Culture moves fast. Trends evolve daily, and audiences are experiencing real trend fatigue. To build enduring relevance, we focus on macro-cultural movements rather than micro trends.

These are the deeper shifts in how people express identity, connect, and consume. If a brand can root itself in one of those macro-shifts it becomes part of an ongoing cultural story rather than a passing moment. Culture rewards consistency, not just presence.

For example, Duolingo's "Calling All Emilys" turned a pop culture moment into a global conversation. Building on Netflix's Emily in Paris, the brand invited every real-life Emily to improve their French by offering a free month of Duolingo Plus. What could have been a simple tie-in became a witty, participatory campaign strengthening the brand's playful, culturally fluent voice.

As consumer behavior evolves and digital spaces become more fragmented, how do you see the role of niche subcultures or micro-influencers shaping brand narratives compared to traditional celebrity endorsements?

The celebrity endorsement model has reached saturation, big names are everywhere, endorsing multiple brands at once. It's made their influence less distinctive and, in many cases, less believable.

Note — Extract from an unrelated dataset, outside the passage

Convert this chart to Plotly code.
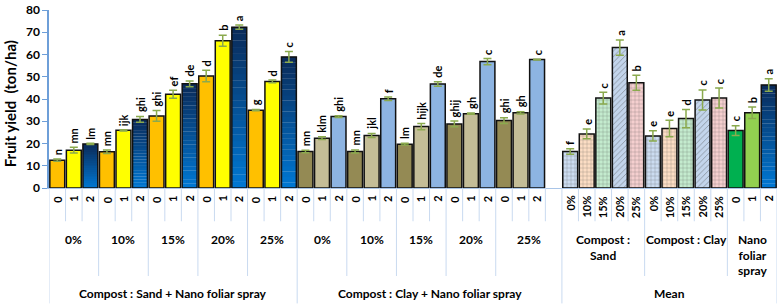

Niche subcultures have become mainstream. We see this clearly in music where today's pop icons often start in hyper-specific spaces: alt-TikTok or closed SoundCloud circles. They don't talk to everyone, they talk deeply to someone.

For brands, that's powerful. The future of brand storytelling lies in cultivating these smaller, more connected ecosystems where fandoms, creators, and communities shape narratives together. As the digital landscape fragments, success won't come from shouting the loudest it will come from listening the closest.

For Tekken 8, we brought the community itself into the spotlight. By featuring real gamers and fans in the live-action trailer Get Ready for the Next Battle, we turned promotion into a celebration of fandom giving ownership back to the players who built the franchise's legacy.